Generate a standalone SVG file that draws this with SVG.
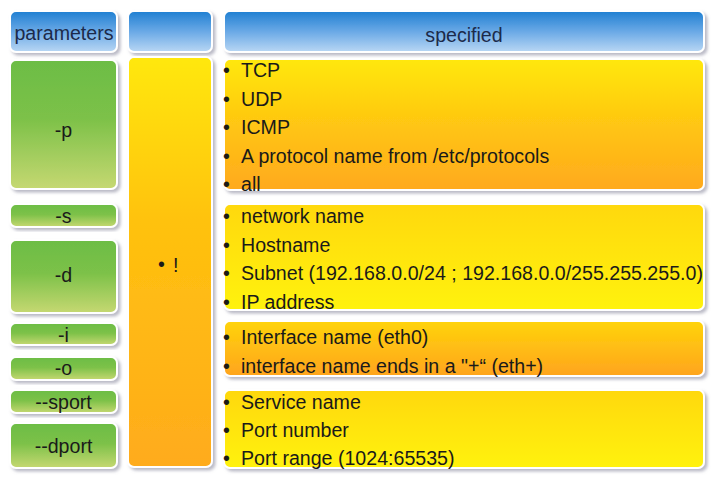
<svg xmlns="http://www.w3.org/2000/svg" width="721" height="485" viewBox="0 0 721 485">
<defs>
<linearGradient id="gBlue" x1="0" y1="0" x2="0" y2="1"><stop offset="0" stop-color="#1f7fd2"/><stop offset="0.5" stop-color="#6aa9e6"/><stop offset="1" stop-color="#b9d7f4"/></linearGradient>
<linearGradient id="gGreen" x1="0" y1="0" x2="0" y2="1"><stop offset="0" stop-color="#6cbd45"/><stop offset="0.45" stop-color="#7cc148"/><stop offset="1" stop-color="#c6d872"/></linearGradient>
<linearGradient id="gCol2" x1="0" y1="0" x2="0" y2="1"><stop offset="0" stop-color="#ffe80a"/><stop offset="0.4" stop-color="#ffc20e"/><stop offset="1" stop-color="#ffab1c"/></linearGradient>
<linearGradient id="gYO" x1="0" y1="0" x2="0" y2="1"><stop offset="0" stop-color="#ffe80a"/><stop offset="0.5" stop-color="#ffc612"/><stop offset="1" stop-color="#ffa91e"/></linearGradient>
<linearGradient id="gYY" x1="0" y1="0" x2="0" y2="1"><stop offset="0" stop-color="#ffd808"/><stop offset="1" stop-color="#fff20a"/></linearGradient>
<linearGradient id="gOO" x1="0" y1="0" x2="0" y2="1"><stop offset="0" stop-color="#ffd40a"/><stop offset="1" stop-color="#ffa41e"/></linearGradient>
<filter id="sh" x="-10%" y="-10%" width="125%" height="130%"><feDropShadow dx="2.5" dy="2.5" stdDeviation="1.5" flood-color="#8c8ca0" flood-opacity="0.6"/></filter>
<style>
.box{stroke:#ffffff;stroke-width:2;filter:url(#sh)}
.t{font-family:"Liberation Sans",Arial,sans-serif;font-size:19.6px;fill:#1a1a1a}
.c{text-anchor:middle}
.h{fill:#1c2a4a}
.b{font-family:"Liberation Sans",Arial,sans-serif;font-size:19.6px;fill:#1a1a1a}
</style>
</defs>
<rect width="721" height="485" fill="#ffffff"/>
<g id="header-parameters"><rect class="box" x="10" y="11" width="107" height="41" rx="6" fill="url(#gBlue)"/><text class="t c h" x="64" y="40">parameters</text></g>
<g id="header-middle"><rect class="box" x="128" y="11" width="84" height="41" rx="6" fill="url(#gBlue)"/></g>
<g id="header-specified"><rect class="box" x="224" y="11" width="480" height="41" rx="6" fill="url(#gBlue)"/><text class="t c h" x="464" y="42">specified</text></g>

<g id="param-p"><rect class="box" x="10" y="60" width="107" height="129" rx="6" fill="url(#gGreen)"/><text class="t c" x="63.5" y="137">-p</text></g>
<g id="param-s"><rect class="box" x="10" y="204" width="107" height="23" rx="6" fill="url(#gGreen)"/><text class="t c" x="63.5" y="223">-s</text></g>
<g id="param-d"><rect class="box" x="10" y="240" width="107" height="73" rx="6" fill="url(#gGreen)"/><text class="t c" x="63.5" y="282">-d</text></g>
<g id="param-i"><rect class="box" x="10" y="323" width="107" height="22" rx="6" fill="url(#gGreen)"/><text class="t c" x="63.5" y="342">-i</text></g>
<g id="param-o"><rect class="box" x="10" y="357" width="107" height="23" rx="6" fill="url(#gGreen)"/><text class="t c" x="63.5" y="375">-o</text></g>
<g id="param-sport"><rect class="box" x="10" y="390" width="107" height="23" rx="6" fill="url(#gGreen)"/><text class="t c" x="63.5" y="409">--sport</text></g>
<g id="param-dport"><rect class="box" x="10" y="423" width="107" height="45" rx="6" fill="url(#gGreen)"/><text class="t c" x="63.5" y="453">--dport</text></g>

<g id="negation"><rect class="box" x="128" y="57" width="84" height="410" rx="6" fill="url(#gCol2)"/><text class="b" x="158" y="271">•</text><text class="t" x="173" y="272">!</text></g>

<g id="spec-protocol"><rect class="box" x="224" y="59" width="480" height="131" rx="6" fill="url(#gYO)"/>
<text class="b" x="223" y="77">•</text><text class="t" x="241" y="77">TCP</text>
<text class="b" x="223" y="105.5">•</text><text class="t" x="241" y="105.5">UDP</text>
<text class="b" x="223" y="134">•</text><text class="t" x="241" y="134">ICMP</text>
<text class="b" x="223" y="162.5">•</text><text class="t" x="241" y="162.5">A protocol name from /etc/protocols</text>
<text class="b" x="223" y="191">•</text><text class="t" x="241" y="191">all</text></g>
<g id="spec-address"><rect class="box" x="224" y="204" width="480" height="106" rx="6" fill="url(#gYY)"/>
<text class="b" x="223" y="223">•</text><text class="t" x="241" y="223">network name</text>
<text class="b" x="223" y="251.5">•</text><text class="t" x="241" y="251.5">Hostname</text>
<text class="b" x="223" y="280">•</text><text class="t" x="241" y="280">Subnet (192.168.0.0/24 ; 192.168.0.0/255.255.255.0)</text>
<text class="b" x="223" y="308.5">•</text><text class="t" x="241" y="308.5">IP address</text></g>
<g id="spec-interface"><rect class="box" x="224" y="321" width="480" height="55" rx="6" fill="url(#gOO)"/>
<text class="b" x="223" y="344">•</text><text class="t" x="241" y="344">Interface name (eth0)</text>
<text class="b" x="223" y="372.5">•</text><text class="t" x="241" y="372.5">interface name ends in a "+“ (eth+)</text></g>
<g id="spec-port"><rect class="box" x="224" y="390" width="480" height="78" rx="6" fill="url(#gYY)"/>
<text class="b" x="223" y="408.5">•</text><text class="t" x="241" y="408.5">Service name</text>
<text class="b" x="223" y="437">•</text><text class="t" x="241" y="437">Port number</text>
<text class="b" x="223" y="465">•</text><text class="t" x="241" y="465">Port range (1024:65535)</text></g>
<g id="connectors"></g>
</svg>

#### [REQUIRED TASK]
Output a faithful copy of the data, with each picture left out.

#### [ANSWER]
Generate a standalone SVG file that draws this with SVG.
<svg xmlns="http://www.w3.org/2000/svg" width="721" height="485" viewBox="0 0 721 485">
<defs>
<linearGradient id="gBlue" x1="0" y1="0" x2="0" y2="1"><stop offset="0" stop-color="#1f7fd2"/><stop offset="0.5" stop-color="#6aa9e6"/><stop offset="1" stop-color="#b9d7f4"/></linearGradient>
<linearGradient id="gGreen" x1="0" y1="0" x2="0" y2="1"><stop offset="0" stop-color="#6cbd45"/><stop offset="0.45" stop-color="#7cc148"/><stop offset="1" stop-color="#c6d872"/></linearGradient>
<linearGradient id="gCol2" x1="0" y1="0" x2="0" y2="1"><stop offset="0" stop-color="#ffe80a"/><stop offset="0.4" stop-color="#ffc20e"/><stop offset="1" stop-color="#ffab1c"/></linearGradient>
<linearGradient id="gYO" x1="0" y1="0" x2="0" y2="1"><stop offset="0" stop-color="#ffe80a"/><stop offset="0.5" stop-color="#ffc612"/><stop offset="1" stop-color="#ffa91e"/></linearGradient>
<linearGradient id="gYY" x1="0" y1="0" x2="0" y2="1"><stop offset="0" stop-color="#ffd808"/><stop offset="1" stop-color="#fff20a"/></linearGradient>
<linearGradient id="gOO" x1="0" y1="0" x2="0" y2="1"><stop offset="0" stop-color="#ffd40a"/><stop offset="1" stop-color="#ffa41e"/></linearGradient>
<filter id="sh" x="-10%" y="-10%" width="125%" height="130%"><feDropShadow dx="2.5" dy="2.5" stdDeviation="1.5" flood-color="#8c8ca0" flood-opacity="0.6"/></filter>
<style>
.box{stroke:#ffffff;stroke-width:2;filter:url(#sh)}
.t{font-family:"Liberation Sans",Arial,sans-serif;font-size:19.6px;fill:#1a1a1a}
.c{text-anchor:middle}
.h{fill:#1c2a4a}
.b{font-family:"Liberation Sans",Arial,sans-serif;font-size:19.6px;fill:#1a1a1a}
</style>
</defs>
<rect width="721" height="485" fill="#ffffff"/>
<g id="header-parameters"><rect class="box" x="10" y="11" width="107" height="41" rx="6" fill="url(#gBlue)"/><text class="t c h" x="64" y="40">parameters</text></g>
<g id="header-middle"><rect class="box" x="128" y="11" width="84" height="41" rx="6" fill="url(#gBlue)"/></g>
<g id="header-specified"><rect class="box" x="224" y="11" width="480" height="41" rx="6" fill="url(#gBlue)"/><text class="t c h" x="464" y="42">specified</text></g>

<g id="param-p"><rect class="box" x="10" y="60" width="107" height="129" rx="6" fill="url(#gGreen)"/><text class="t c" x="63.5" y="137">-p</text></g>
<g id="param-s"><rect class="box" x="10" y="204" width="107" height="23" rx="6" fill="url(#gGreen)"/><text class="t c" x="63.5" y="223">-s</text></g>
<g id="param-d"><rect class="box" x="10" y="240" width="107" height="73" rx="6" fill="url(#gGreen)"/><text class="t c" x="63.5" y="282">-d</text></g>
<g id="param-i"><rect class="box" x="10" y="323" width="107" height="22" rx="6" fill="url(#gGreen)"/><text class="t c" x="63.5" y="342">-i</text></g>
<g id="param-o"><rect class="box" x="10" y="357" width="107" height="23" rx="6" fill="url(#gGreen)"/><text class="t c" x="63.5" y="375">-o</text></g>
<g id="param-sport"><rect class="box" x="10" y="390" width="107" height="23" rx="6" fill="url(#gGreen)"/><text class="t c" x="63.5" y="409">--sport</text></g>
<g id="param-dport"><rect class="box" x="10" y="423" width="107" height="45" rx="6" fill="url(#gGreen)"/><text class="t c" x="63.5" y="453">--dport</text></g>

<g id="negation"><rect class="box" x="128" y="57" width="84" height="410" rx="6" fill="url(#gCol2)"/><text class="b" x="158" y="271">•</text><text class="t" x="173" y="272">!</text></g>

<g id="spec-protocol"><rect class="box" x="224" y="59" width="480" height="131" rx="6" fill="url(#gYO)"/>
<text class="b" x="223" y="77">•</text><text class="t" x="241" y="77">TCP</text>
<text class="b" x="223" y="105.5">•</text><text class="t" x="241" y="105.5">UDP</text>
<text class="b" x="223" y="134">•</text><text class="t" x="241" y="134">ICMP</text>
<text class="b" x="223" y="162.5">•</text><text class="t" x="241" y="162.5">A protocol name from /etc/protocols</text>
<text class="b" x="223" y="191">•</text><text class="t" x="241" y="191">all</text></g>
<g id="spec-address"><rect class="box" x="224" y="204" width="480" height="106" rx="6" fill="url(#gYY)"/>
<text class="b" x="223" y="223">•</text><text class="t" x="241" y="223">network name</text>
<text class="b" x="223" y="251.5">•</text><text class="t" x="241" y="251.5">Hostname</text>
<text class="b" x="223" y="280">•</text><text class="t" x="241" y="280">Subnet (192.168.0.0/24 ; 192.168.0.0/255.255.255.0)</text>
<text class="b" x="223" y="308.5">•</text><text class="t" x="241" y="308.5">IP address</text></g>
<g id="spec-interface"><rect class="box" x="224" y="321" width="480" height="55" rx="6" fill="url(#gOO)"/>
<text class="b" x="223" y="344">•</text><text class="t" x="241" y="344">Interface name (eth0)</text>
<text class="b" x="223" y="372.5">•</text><text class="t" x="241" y="372.5">interface name ends in a "+“ (eth+)</text></g>
<g id="spec-port"><rect class="box" x="224" y="390" width="480" height="78" rx="6" fill="url(#gYY)"/>
<text class="b" x="223" y="408.5">•</text><text class="t" x="241" y="408.5">Service name</text>
<text class="b" x="223" y="437">•</text><text class="t" x="241" y="437">Port number</text>
<text class="b" x="223" y="465">•</text><text class="t" x="241" y="465">Port range (1024:65535)</text></g>
<g id="connectors"></g>
</svg>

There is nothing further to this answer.